SEMELE by George Frideric Handel (Canadian Opera Company). At the Four Seasons Centre (145 Queen West). To May 26, various dates (May 23 performance with members of the COC Ensemble). $12-$318 ensemble performance $22-$55. 416-363-8231. See Listing. Rating: NNNN

There’s lots to marvel at and a few puzzling and silly elements in director/set designer Zhang Huan’s take on Handel’s Semele, a story from classical Western mythology given a pan-Asian staging.

Semele (Jane Archibald), one of Jupiter’s (William Burden) many human lovers, is tricked by the god’s jealous wife, Juno (Allyson McHardy) – disguised as Semele’s sister Ino – into requesting immortality and having Jupiter show himself in his divine form. The revelation is too hot for her she’s turned to cinders when he appears.

Zhang puts the story, literally, into the frame of a 450-year-old Ming Dynasty temple that he salvaged and rebuilt. His inspiration for the production is partly the history of a couple who lived in the temple several decades ago, a history that involves lust and vengeance.

It’s a striking concept, often beautiful to watch and suited to the opera’s themes.
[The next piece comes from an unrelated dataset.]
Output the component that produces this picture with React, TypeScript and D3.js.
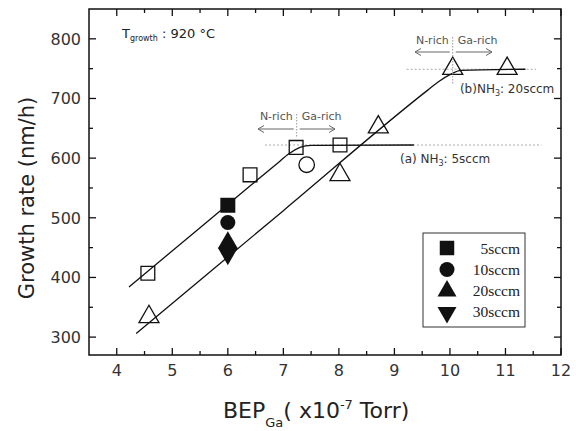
import React from "react";
import * as d3 from "d3";

// ---------- data ----------
const openSquareBep = [4.56, 6.4, 7.23, 8.02];
const openSquareRate = [407, 572, 618, 622];
const openTriangleBep = [4.58, 8.02, 8.71, 10.05, 11.03];
const openTriangleRate = [334, 572, 652, 750, 750];
const openCircleBep = [7.42];
const openCircleRate = [589];

const legendNames = ["5sccm", "10sccm", "20sccm", "30sccm"];
const filledBep = [6.0, 6.0, 6.0, 6.0];
const filledRate = [521, 492, 458, 440];

const fitABep = [4.22, 5.5, 6.9, 7.1, 7.3, 7.5, 9.35];
const fitARate = [384, 483.5, 592, 607.5, 618, 621.5, 622];
const fitBBep = [4.35, 7.0, 9.6, 9.8, 10.0, 10.2, 11.36];
const fitBRate = [306, 512, 714, 728.5, 740, 747, 749];

const satARate = 622;
const satBRate = 749;

const xMajorTicks = [4, 5, 6, 7, 8, 9, 10, 11, 12];
const yMajorTicks = [300, 400, 500, 600, 700, 800];

// ---------- layout ----------
const W = 576;
const H = 431;
const L = 89, R = 561, T = 9, B = 355;

const x = d3.scaleLinear().domain([3.5, 12]).range([L, R]);
const y = d3.scaleLinear().domain([270, 850]).range([B, T]);

const sans = "DejaVu Sans, Arial, sans-serif";
const serif = "Liberation Serif, Times New Roman, serif";

const sym = (type: any, size: number) => d3.symbol().type(type).size(size)() as string;
const triSize = (side: number) => Math.pow(side / (2 * Math.sqrt(3)), 2) * 3 * Math.sqrt(3);

const filledShapes = [
  { path: sym(d3.symbolSquare, 225), rot: 0 },
  { path: sym(d3.symbolCircle, 177), rot: 0 },
  { path: sym(d3.symbolTriangle, triSize(20)), rot: 0 },
  { path: sym(d3.symbolTriangle, triSize(20)), rot: 180 },
];
const legendShapes = [
  { path: sym(d3.symbolSquare, 210), rot: 0 },
  { path: sym(d3.symbolCircle, 177), rot: 0 },
  { path: sym(d3.symbolTriangle, triSize(19)), rot: 0 },
  { path: sym(d3.symbolTriangle, triSize(19)), rot: 180 },
];

function Arrow({ x1, x2, yy }: { x1: number; x2: number; yy: number }) {
  const dir = x2 < x1 ? 1 : -1;
  return (
    <g stroke="#666" strokeWidth={1} fill="none">
      <line x1={x1} x2={x2} y1={yy} y2={yy} />
      <polyline points={`${x2 + dir * 6},${yy - 3.5} ${x2},${yy} ${x2 + dir * 6},${yy + 3.5}`} />
    </g>
  );
}

function RichNote({ cx, ty, ay, leftEnd, rightEnd, vTop, vBot }: any) {
  return (
    <g>
      <line x1={cx} x2={cx} y1={vTop} y2={vBot} stroke="#999" strokeWidth={1} strokeDasharray="1.5,1.5" />
      <text x={cx - 4} y={ty} fontFamily={sans} fontSize={11} fill="#555" textAnchor="end">N-rich</text>
      <text x={cx + 5} y={ty} fontFamily={sans} fontSize={11} fill="#555" textAnchor="start">Ga-rich</text>
      <Arrow x1={cx - 3} x2={leftEnd} yy={ay} />
      <Arrow x1={cx + 3} x2={rightEnd} yy={ay} />
    </g>
  );
}

export default function App() {
  const line = d3
    .line<[number, number]>()
    .x((d) => x(d[0]))
    .y((d) => y(d[1]))
    .curve(d3.curveMonotoneX);
  const fitA = line(fitABep.map((b, i) => [b, fitARate[i]]) as [number, number][]) as string;
  const fitB = line(fitBBep.map((b, i) => [b, fitBRate[i]]) as [number, number][]) as string;

  const xMinor = d3.range(4.5, 12, 1);
  const yMinor = d3.range(350, 850, 100);

  return (
    <svg width={W} height={H} style={{ position: "absolute", left: 0, top: 0, background: "#fff" }}>
      <rect x={0} y={0} width={W} height={H} fill="#fff" />

      {/* dotted saturation guides */}
      <line x1={x(6.67)} x2={x(11.65)} y1={y(satARate)} y2={y(satARate)} stroke="#aaa" strokeWidth={1.2} strokeDasharray="2,2" />
      <line x1={x(9.22)} x2={x(11.55)} y1={y(satBRate)} y2={y(satBRate)} stroke="#aaa" strokeWidth={1.2} strokeDasharray="2,2" />

      {/* fit lines */}
      <path d={fitA} fill="none" stroke="#111" strokeWidth={1.3} />
      <path d={fitB} fill="none" stroke="#111" strokeWidth={1.3} />

      {/* open markers */}
      {openSquareBep.map((b, i) => (
        <path key={"sq" + i} d={sym(d3.symbolSquare, 190)} transform={`translate(${x(b)},${y(openSquareRate[i])})`} fill="none" stroke="#111" strokeWidth={1.3} />
      ))}
      {openTriangleBep.map((b, i) => (
        <path key={"tr" + i} d={sym(d3.symbolTriangle, triSize(20))} transform={`translate(${x(b)},${y(openTriangleRate[i])})`} fill="none" stroke="#111" strokeWidth={1.3} />
      ))}
      {openCircleBep.map((b, i) => (
        <path key={"ci" + i} d={sym(d3.symbolCircle, 190)} transform={`translate(${x(b)},${y(openCircleRate[i])})`} fill="none" stroke="#111" strokeWidth={1.3} />
      ))}

      {/* filled markers */}
      {filledBep.map((b, i) => (
        <path key={"f" + i} d={filledShapes[i].path} transform={`translate(${x(b)},${y(filledRate[i])}) rotate(${filledShapes[i].rot})`} fill="#111" />
      ))}

      {/* frame */}
      <rect x={L} y={T} width={R - L} height={B - T} fill="none" stroke="#111" strokeWidth={1.5} />

      {/* ticks */}
      <g stroke="#111" strokeWidth={1.3}>
        {xMajorTicks.map((t) => (
          <g key={"xt" + t}>
            <line x1={x(t)} x2={x(t)} y1={B} y2={B - 7} />
            <line x1={x(t)} x2={x(t)} y1={T} y2={T + 7} />
          </g>
        ))}
        {xMinor.map((t) => (
          <g key={"xm" + t}>
            <line x1={x(t)} x2={x(t)} y1={B} y2={B - 4} />
            <line x1={x(t)} x2={x(t)} y1={T} y2={T + 4} />
          </g>
        ))}
        {yMajorTicks.map((t) => (
          <g key={"yt" + t}>
            <line x1={L} x2={L + 7} y1={y(t)} y2={y(t)} />
            <line x1={R} x2={R - 7} y1={y(t)} y2={y(t)} />
          </g>
        ))}
        {yMinor.map((t) => (
          <g key={"ym" + t}>
            <line x1={L} x2={L + 4} y1={y(t)} y2={y(t)} />
            <line x1={R} x2={R - 4} y1={y(t)} y2={y(t)} />
          </g>
        ))}
      </g>

      {/* tick labels */}
      {xMajorTicks.map((t) => (
        <text key={"xl" + t} x={x(t)} y={376} textAnchor="middle" fontFamily={sans} fontSize={16} fill="#333">{t}</text>
      ))}
      {yMajorTicks.map((t) => (
        <text key={"yl" + t} x={81} y={y(t) + 6} textAnchor="end" fontFamily={sans} fontSize={16} fill="#333">{t}</text>
      ))}

      {/* axis titles */}
      <text transform={`translate(34,198) rotate(-90)`} textAnchor="middle" fontFamily={sans} fontSize={21} fill="#222">Growth rate (nm/h)</text>
      <text x={223} y={418} fontFamily={sans} fontSize={22} fill="#222">
        BEP
        <tspan fontSize={13} dy={9}>Ga</tspan>
        <tspan dy={-9}>( x10</tspan>
        <tspan fontSize={13} dy={-9}>-7</tspan>
        <tspan dy={9}> Torr)</tspan>
      </text>

      {/* annotations */}
      <text x={122} y={38} fontFamily={sans} fontSize={13} fill="#222">
        T<tspan fontSize={8} dy={3}>growth</tspan>
        <tspan dy={-3}> : 920 °C</tspan>
      </text>

      <RichNote cx={x(7.24)} ty={120} ay={129} leftEnd={258} rightEnd={335} vTop={114} vBot={138} />
      <RichNote cx={x(10.05)} ty={44} ay={52} leftEnd={415} rightEnd={492} vTop={37} vBot={85} />

      <text x={x(9.1)} y={163} fontFamily={sans} fontSize={12} fill="#333">
        (a) NH<tspan fontSize={8} dy={3}>3</tspan><tspan dy={-3}>: 5sccm</tspan>
      </text>
      <text x={x(10.18)} y={93} fontFamily={sans} fontSize={12} fill="#333">
        (b)NH<tspan fontSize={8} dy={3}>3</tspan><tspan dy={-3}>: 20sccm</tspan>
      </text>

      {/* legend */}
      <rect x={423} y={233} width={102} height={94} fill="#fff" stroke="#333" strokeWidth={1} />
      {legendNames.map((n, i) => (
        <g key={"lg" + n}>
          <path d={legendShapes[i].path} transform={`translate(447,${248 + i * 21.5}) rotate(${legendShapes[i].rot})`} fill="#111" />
          <text x={520} y={254 + i * 21} textAnchor="end" fontFamily={serif} fontSize={15.5} fill="#222">{n}</text>
        </g>
      ))}
    </svg>
  );
}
But the staging clashes with Handel’s music and the characters’ feelings.

The problem is mostly in the first half, with a panto horse who appears in the first scene and later takes an active role in an orgy, and a pair of sumo wrestlers who take centre stage.

Happily, the second act’s staging, including an inflated character atop the temple and a white Chinese dragon, resonates with true drama.
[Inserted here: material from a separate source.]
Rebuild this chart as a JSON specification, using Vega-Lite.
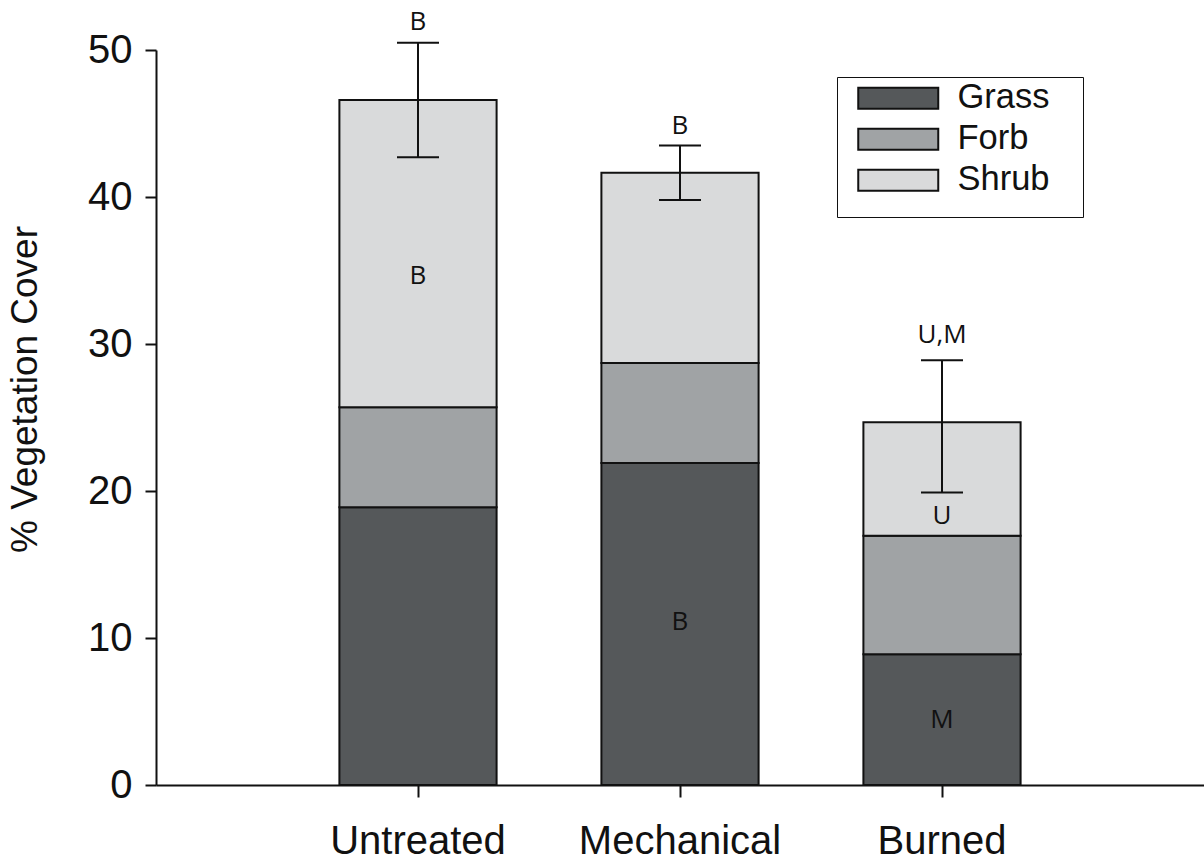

Even in the moments when you roll your eyes at the action, the design – Han Feng’s costumes, both Eastern and Western, and Wolfgang Gobbel’s lighting – is always splendid.

The singing is also fine, as is most of the acting. Handel’s operas can be performed in a stand-and-deliver approach, but neither Zhang nor the performers fall into that trap. Archibald’s honeyed voice is beguiling, and she conveys Semele’s cravings – first innocent, then willful and monstrous – sharply. McHardy defines her imperious Juno and offended Ino, both driven by jealousy, with believable emotion and theatrical detail, while Katherine Whyte’s Iris, Juno’s messenger, makes a good comic sidekick for the queen of the gods.
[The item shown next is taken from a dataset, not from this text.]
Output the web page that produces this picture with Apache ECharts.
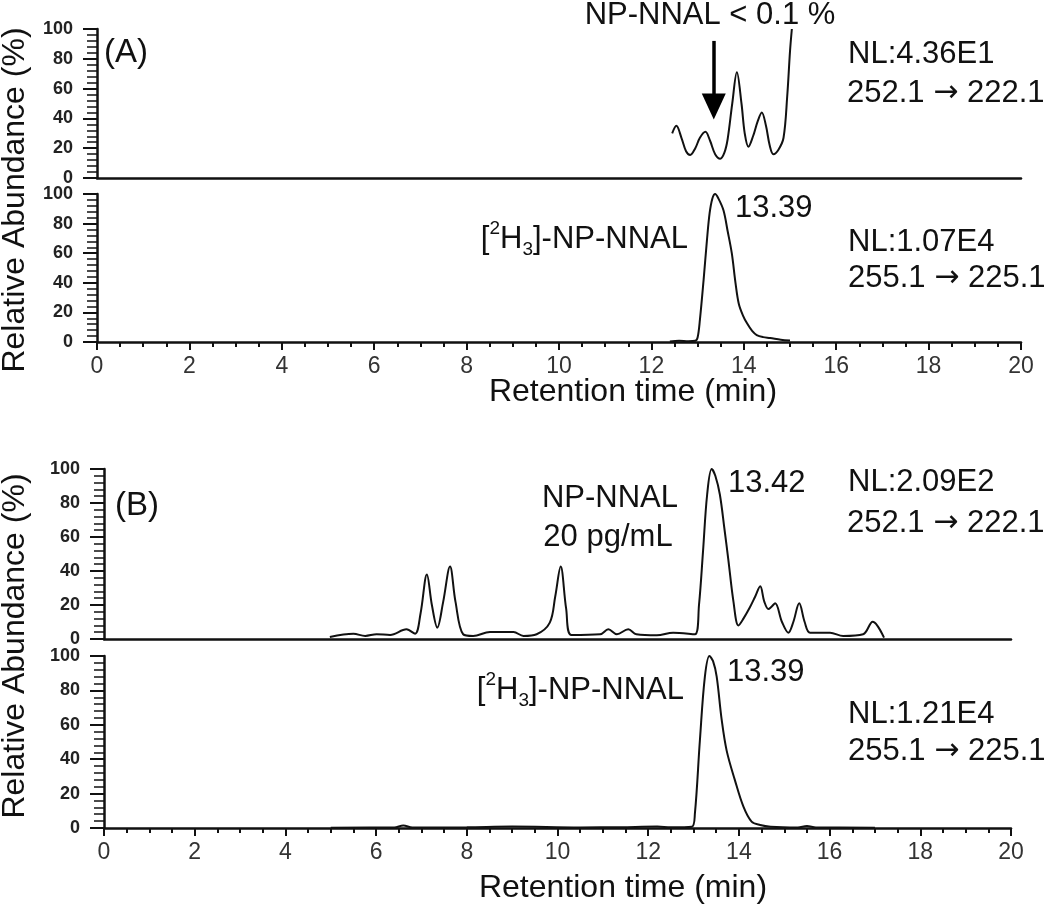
<!DOCTYPE html>
<html>
<head>
<meta charset="utf-8">
<script src="https://cdn.jsdelivr.net/npm/echarts@6/dist/echarts.min.js"></script>
<style>
html,body{margin:0;padding:0;background:#fff;}
#chart{width:1050px;height:912px;}
</style>
</head>
<body>
<div id="chart"></div>
<script>
// ---------- data (retention time in min, relative abundance in %) ----------
const xTickLabels = [0, 2, 4, 6, 8, 10, 12, 14, 16, 18, 20];
const yTickLabels = [0, 20, 40, 60, 80, 100];

// (A) upper trace: NP-NNAL 252.1 -> 222.1
const aTopTime  = [12.45, 12.54, 12.65, 12.75, 12.84, 12.95, 13.05, 13.17, 13.27, 13.38, 13.49, 13.58, 13.65, 13.75, 13.85, 13.95, 14.02, 14.10, 14.20, 14.30, 14.39, 14.48, 14.56, 14.64, 14.75, 14.86, 14.94, 15.00, 15.04];
const aTopAbund = [30,    35,    27,    18,    15.5,  20,    27,    31,    25,    16,    13,    17,    26,    50,    71,    50,    30,    21,    28,    38,    44,    35,    22,    16,    19,    27,    55,    85,    100];

// (A) lower trace: [2H3]-NP-NNAL 255.1 -> 225.1
const aBotTime  = [12.40, 12.60, 12.80, 12.95, 13.00, 13.05, 13.13, 13.20, 13.26, 13.32, 13.38, 13.45, 13.56, 13.65, 13.74, 13.82, 13.89, 13.98, 14.07, 14.18, 14.28, 14.42, 14.57, 14.80, 15.00];
const aBotAbund = [0.3,   0.8,   0.5,   0.8,   3,     15,    42,    68,    87,    97,    100,   97,    89,    75,    60,    40,    26,    18,    12.6,  7.5,   4.7,   3.3,   2.7,   1.5,   1];

// (B) upper trace: NP-NNAL 20 pg/mL 252.1 -> 222.1
const bTopTime  = [4.98, 5.50, 5.76, 6.01, 6.31, 6.67, 6.86, 6.98, 7.12, 7.23, 7.35, 7.48, 7.63, 7.75, 7.92, 8.14, 8.51, 9.03, 9.25, 9.54, 9.83, 9.95, 10.07, 10.19, 10.31, 10.94, 11.12, 11.31, 11.56, 11.74, 12.19, 12.55, 13.03, 13.12, 13.21, 13.30, 13.40, 13.48, 13.58, 13.68, 13.77, 13.88, 13.99, 14.10, 14.24, 14.36, 14.47, 14.56, 14.65, 14.72, 14.80, 14.95, 15.09, 15.20, 15.33, 15.45, 15.57, 16.01, 16.30, 16.74, 16.95, 17.20];
const bTopAbund = [1.2,  3.1,  1.8,  2.8,  2.4,  5.7,  3.1,  15,   38,   20,   6.7,  22,   42.6, 22,   2.8,  1.8,  4.1,  4.1,  1.8,  2.8,  9.6,  25,   42.6,  18,    2.4,   2.8,   5.7,   2.8,   5.7,   2.8,   2.2,   3.7,   2.8,   20,    52,    85,    100,   96,    85,    65,    46,    22,    8,     12,    18.5,  25,    31,    22,    17.6,  19,    21,    10,    3.7,   10,    21,    10,    3.7,   3.7,   1.8,   2.8,   10.2,  0.8];

// (B) lower trace: [2H3]-NP-NNAL 255.1 -> 225.1
const bBotTime  = [5.00, 6.40, 6.60, 6.80, 8.00, 9.00, 10.50, 11.40, 12.20, 12.50, 12.96, 13.03, 13.14, 13.25, 13.35, 13.43, 13.51, 13.62, 13.73, 13.91, 14.10, 14.28, 14.47, 14.70, 15.30, 15.50, 15.70, 17.00];
const bBotAbund = [0.2,  0.3,  1.5,  0.3,  0.4,  0.8,  0.3,   0.5,   0.8,   0.4,   0.7,   8.5,   51,    88,    100,   97,    88,    63,    45,    28,    12.4,  3.7,   1.7,   0.7,   0.3,   1.2,   0.3,   0.2];

// arrow marking NP-NNAL in (A): time, start and end abundance
const arrowTime = 13.35;
const arrowFrom = 92;
const arrowTo = 48;

// ---------- chart ----------
const pairs = (t, v) => t.map((x, i) => [x, v[i]]);
const FONT = '"Liberation Sans", Arial, Helvetica, sans-serif';
const INK = '#111';

function xAxisDef(gridIndex, full) {
  return {
    type: 'value', gridIndex, min: 0, max: 20, interval: 2,
    axisLine: { show: true, onZero: false, lineStyle: { color: INK, width: 2.5 } },
    axisTick: { show: full, length: 8, lineStyle: { color: INK, width: 2 } },
    minorTick: { show: full, splitNumber: 4, length: 5, lineStyle: { color: INK, width: 2 } },
    splitLine: { show: false },
    axisLabel: { show: full, margin: 13, fontSize: 23, color: '#333', fontFamily: FONT,
      formatter: v => xTickLabels.indexOf(v) >= 0 ? String(v) : '' }
  };
}
function yAxisDef(gridIndex) {
  return {
    type: 'value', gridIndex, min: 0, max: 100, interval: 20,
    axisLine: { show: true, lineStyle: { color: INK, width: 2.5 } },
    axisTick: { show: true, length: 14, lineStyle: { color: INK, width: 2 } },
    minorTick: { show: true, splitNumber: 5, length: 10, lineStyle: { color: INK, width: 1.5 } },
    splitLine: { show: false },
    axisLabel: { margin: 24, fontSize: 18, fontWeight: 'bold', color: '#222', fontFamily: FONT,
      formatter: v => yTickLabels.indexOf(v) >= 0 ? String(v) : '' }
  };
}
function trace(idx, data) {
  return {
    type: 'line', xAxisIndex: idx, yAxisIndex: idx, data,
    showSymbol: false, symbol: 'none', smooth: 0.35, clip: true,
    lineStyle: { color: INK, width: 2 }
  };
}
const SIZE = 31;
const arrowRich = { a: { fontFamily: '"DejaVu Sans", sans-serif', fontSize: 30, color: INK } };
function txt(x, y, text, size, align, extra) {
  return Object.assign({
    type: 'text', x, y,
    style: { text, font: size + 'px ' + FONT, fill: INK,
      align: align || 'left', verticalAlign: 'middle',
      textAlign: align || 'left', textVerticalAlign: 'middle',
      rich: arrowRich }
  }, extra || {});
}
function labelled(x, y, align) {
  return {
    type: 'text', x, y,
    style: {
      text: '[{sup|2}H{sub|3}]-NP-NNAL',
      font: SIZE + 'px ' + FONT, fill: INK,
      align: align, verticalAlign: 'middle', textAlign: align, textVerticalAlign: 'middle',
      lineHeight: 40,
      rich: {
        sup: { fontSize: 19, fontFamily: FONT, verticalAlign: 'top', lineHeight: 40, color: INK },
        sub: { fontSize: 19, fontFamily: FONT, verticalAlign: 'bottom', lineHeight: 40, color: INK }
      }
    }
  };
}

const aTop = trace(0, pairs(aTopTime, aTopAbund));
aTop.markLine = {
  silent: true, animation: false,
  symbol: ['none', 'triangle'], symbolSize: [24, 26],
  lineStyle: { color: '#000', width: 3.5, type: 'solid' },
  label: { show: false },
  data: [[{ coord: [arrowTime, arrowFrom] }, { coord: [arrowTime, arrowTo] }]]
};

const option = {
  animation: false,
  backgroundColor: '#fff',
  grid: [
    { left: 97, top: 29, width: 924, height: 149 },
    { left: 97, top: 194, width: 924, height: 148 },
    { left: 104, top: 469, width: 907, height: 170 },
    { left: 104, top: 656, width: 907, height: 172 }
  ],
  xAxis: [xAxisDef(0, false), xAxisDef(1, true), xAxisDef(2, false), xAxisDef(3, true)],
  yAxis: [yAxisDef(0), yAxisDef(1), yAxisDef(2), yAxisDef(3)],
  series: [
    aTop,
    trace(1, pairs(aBotTime, aBotAbund)),
    trace(2, pairs(bTopTime, bTopAbund)),
    trace(3, pairs(bBotTime, bBotAbund))
  ],
  graphic: [
    txt(15, 200, 'Relative Abundance (%)', 32, 'center', { rotation: Math.PI / 2 }),
    txt(15, 646, 'Relative Abundance (%)', 32, 'center', { rotation: Math.PI / 2 }),
    txt(633, 392, 'Retention time (min)', 32, 'center'),
    txt(623, 888, 'Retention time (min)', 32, 'center'),
    // panel A
    txt(104, 53, '(A)', 33),
    txt(710, 15, 'NP-NNAL < 0.1 %', SIZE, 'center'),
    txt(848, 54, 'NL:4.36E1', SIZE),
    txt(847, 93, '252.1 {a|\u2192} 222.1', SIZE),
    labelled(688, 239, 'right'),
    txt(735, 208, '13.39', SIZE),
    txt(848, 242, 'NL:1.07E4', SIZE),
    txt(848, 278, '255.1 {a|\u2192} 225.1', SIZE),
    // panel B
    txt(115, 506, '(B)', 33),
    txt(610, 498, 'NP-NNAL', SIZE, 'center'),
    txt(608, 537, '20 pg/mL', SIZE, 'center'),
    txt(728, 483, '13.42', SIZE),
    txt(848, 482, 'NL:2.09E2', SIZE),
    txt(847, 523, '252.1 {a|\u2192} 222.1', SIZE),
    labelled(684, 690, 'right'),
    txt(727, 672, '13.39', SIZE),
    txt(848, 714, 'NL:1.21E4', SIZE),
    txt(848, 751, '255.1 {a|\u2192} 225.1', SIZE)
  ]
};

const chart = echarts.init(document.getElementById('chart'), null, { renderer: 'canvas' });
chart.setOption(option);
</script>
</body>
</html>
Burden’s Jupiter is vocally impressive but dramatically bland there’s little sense that this god feels passion, and then regret, for the woman he desires.

Like McHardy, Steven Humes also tackles two roles: Semele’s royal father, Cadmus, and Somnus, the god of sleep. He has little to do but look regal as the former, but his Somnus is filled with little character quirks. Anthony Roth Costanzo’s Athamas, Semele’s bridegroom-to-be, uses his countertenor to good effect, but Zhang’s version cuts half his music.

In fact, the director’s focus changes the nature of the finale. Handel wrote 10 more minutes of music that we don’t hear from the pit and ended his work on a joyful note Zhang’s Semele concludes on a melancholy one that has its own beauty.

And as fascinating as is the film about the temple’s history, shown during the playing of the overture, we’re watching it rather than listening to Rinaldo Alessandrini’s expert conducting. Handel’s composition is better than a background film score.

The May 23 performance features members of the COC Ensemble.